I grew up in a 4-person family, in a house with one bathroom. Today, my wife and I have a house with two and a half bathrooms. That means I’ve increased my per-capita bathroom supply by a factor of five. Go me!

That is all.

Well, maybe a few random filibuster-related thoughts.

It seems to me that the Senate filibuster is really a consensual arrangement; the majority grants a certain amount of power to the minority in the knowledge that at some point in the future their positions may be reversed. This prospect of future minority influence has a certain present-time value to the current majority, which is balanced against the present-time cost of the current minority exercising that power. If the minority uses that power in a way that imposes a greater present-time cost on the majority than the present-time value of prospective future minority influence, the current majority will seek to reduce or eliminate the filibuster because it’s no longer a net-positive arrangement. In other words, from the minority perspective, the filibuster should be treated as a last-resort measure, because if you abuse it you’re likely to lose it.

That seems to be what is going on right now. The Democrats have used the filibuster against Republican judicial nominees to an unprecedented degree, and it’s imposed a high-enough present-time cost on the GOP majority that they’ve decided it’s better to forgo the potential future value of being able to use the filibuster in an equivalent way themselves at some later time.

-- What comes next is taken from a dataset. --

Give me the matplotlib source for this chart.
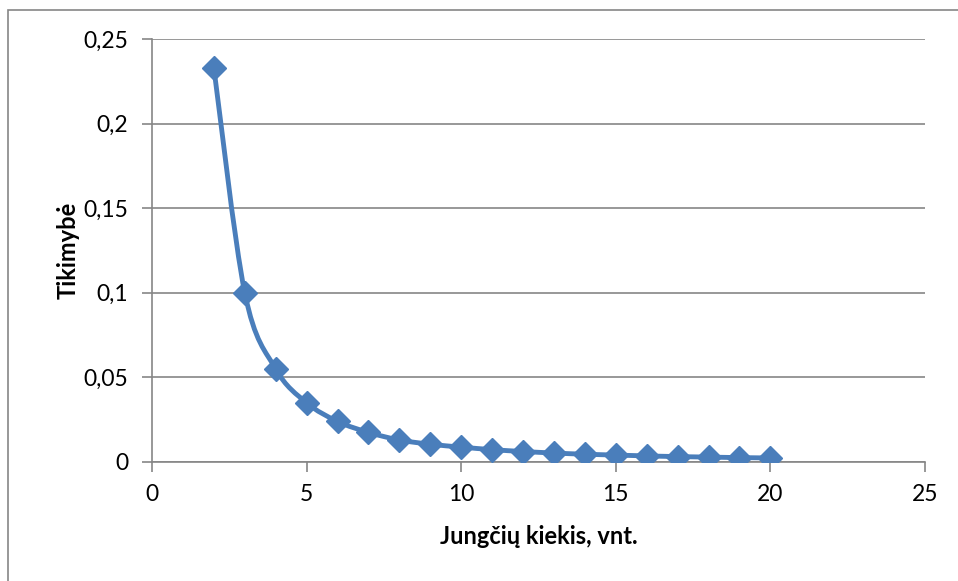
import numpy as np
import matplotlib.pyplot as plt
from matplotlib.path import Path
from matplotlib.patches import PathPatch, Rectangle
from matplotlib.ticker import FuncFormatter

jungtys = np.array([2, 3, 4, 5, 6, 7, 8, 9, 10, 11, 12, 13, 14, 15, 16, 17, 18, 19, 20])
tikimybe = np.array([0.233, 0.100, 0.055, 0.035, 0.024, 0.0175, 0.013, 0.0105, 0.0088, 0.0073,
                     0.0062, 0.0053, 0.0046, 0.0041, 0.0036, 0.0032, 0.0029, 0.0026, 0.0024])
x_ticks = [0, 5, 10, 15, 20, 25]
y_ticks = [0, 0.05, 0.1, 0.15, 0.2, 0.25]

spalva = '#4A7EBB'
pilka = '#868686'

plt.rcParams['font.family'] = ['Lato', 'DejaVu Sans']

fig = plt.figure(figsize=(9.58, 5.81), dpi=100)
ax = fig.add_axes([152 / 958, 1 - 462 / 581, (925 - 152) / 958, (462 - 39) / 581])

# remelis aplink diagrama (kaip Excel)
fig.patches.append(Rectangle((7.5 / 958, -0.1), 1.2, 1 - 9.5 / 581 + 0.1, transform=fig.transFigure,
                             fill=False, edgecolor=pilka, linewidth=1.2))

# glotni kreive (Catmull-Rom -> Bezier), kaip Excel "smoothed line"
pts = np.column_stack([jungtys, tikimybe])
verts = [pts[0]]
codes = [Path.MOVETO]
for i in range(len(pts) - 1):
    p0 = pts[max(i - 1, 0)]
    p1 = pts[i]
    p2 = pts[i + 1]
    p3 = pts[min(i + 2, len(pts) - 1)]
    c1 = p1 + (p2 - p0) / 6
    c2 = p2 - (p3 - p1) / 6
    verts += [c1, c2, p2]
    codes += [Path.CURVE4] * 3
ax.add_patch(PathPatch(Path(verts, codes), facecolor='none', edgecolor=spalva, linewidth=3.5,
                       capstyle='round', joinstyle='round', zorder=3))
ax.plot(jungtys, tikimybe, linestyle='none', marker='D', markersize=12, color=spalva, zorder=4)

ax.set_xlim(0, 25)
ax.set_ylim(0, 0.25)
ax.set_xticks(x_ticks)
ax.set_yticks(y_ticks)
ax.yaxis.set_major_formatter(FuncFormatter(lambda v, p: ('%g' % v).replace('.', ',')))
ax.grid(True, axis='y', color=pilka, linewidth=1.2)
ax.set_axisbelow(True)

for s in ['top', 'right']:
    ax.spines[s].set_visible(False)
for s in ['left', 'bottom']:
    ax.spines[s].set_color(pilka)
    ax.spines[s].set_linewidth(1.2)
ax.tick_params(axis='both', direction='out', length=7, width=1.2, color=pilka, labelsize=16.5)
ax.tick_params(axis='x', pad=9)
ax.tick_params(axis='y', pad=10)

ax.set_xlabel('Jungčių kiekis, vnt.', fontsize=17, fontweight='bold', labelpad=14)
ax.set_ylabel('Tikimybė', fontsize=17, fontweight='bold', labelpad=3)

fig.savefig('out.png', dpi=100)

So… given that the Democrats have provoked the majority to this extent, what should they do now? I can see several possibilities:

  • Go down in flames. Push the GOP into restricting the filibuster, and hope to use that action as a campaign issue to reclaim the majority in 2006 or 2008. Then make the GOP eat the consequences of their reduction of minority influence. Emotionally satisfying for the Democrats, but it isn’t clear that the public cares enough about this issue to swing control of the Senate over it.
  • Hope the GOP doesn’t have the votes to sustain the filibuster rule change. This is the double-or-nothing approach; if it works, the Democrats can keep filibustering to their hearts content, but if the GOP does have the votes then this really reduces to the option above.
  • Make an explicit compromise. Agree not to abuse the filibuster in this way, thus reducing the present-time cost enough to make retaining the filibuster worthwhile to the majority. This is difficult because given their prior obstructionist actions the GOP is not in a mood to accept future promises of good behavior from the Democrats. We’ve seen attempts at compromise founder already on the problem of the Democrats wanting to retain the right to filibuster ‘extreme’ nominees, with the Republicans being unwilling to subject themselves to the Democratic assessment of who is and is not ‘extreme’.
  • Implicit compromise. The technique the GOP is deploying to restrict the filibuster requires a failed cloture vote on a judicial nominee. The Democrats could simply vote for cloture on individual appellate court nominees, denying the Republicans the opportunity to restrict the filibuster. They could then retain the filibuster for use where it’s most important to them — nominations for Supreme Court seats — and they wouldn’t have to make any kind of explicit deal with the GOP to do so. The hope then would be that the public would be more sympathetic to a filibuster of a Supreme Court nominee, which at least has some precedent in Senate history.

I think the implicit compromise option would be the politically smart thing for the Democrats to do. It would entail a perceived rolling-over on appellate court nominations, though, which would anger their base, so it may not be possible for them to do anything other than go down fighting. Plus, as far as I know the Democratic party doesn’t give a damn about my opinion on what would or would not be politically smart for them to do.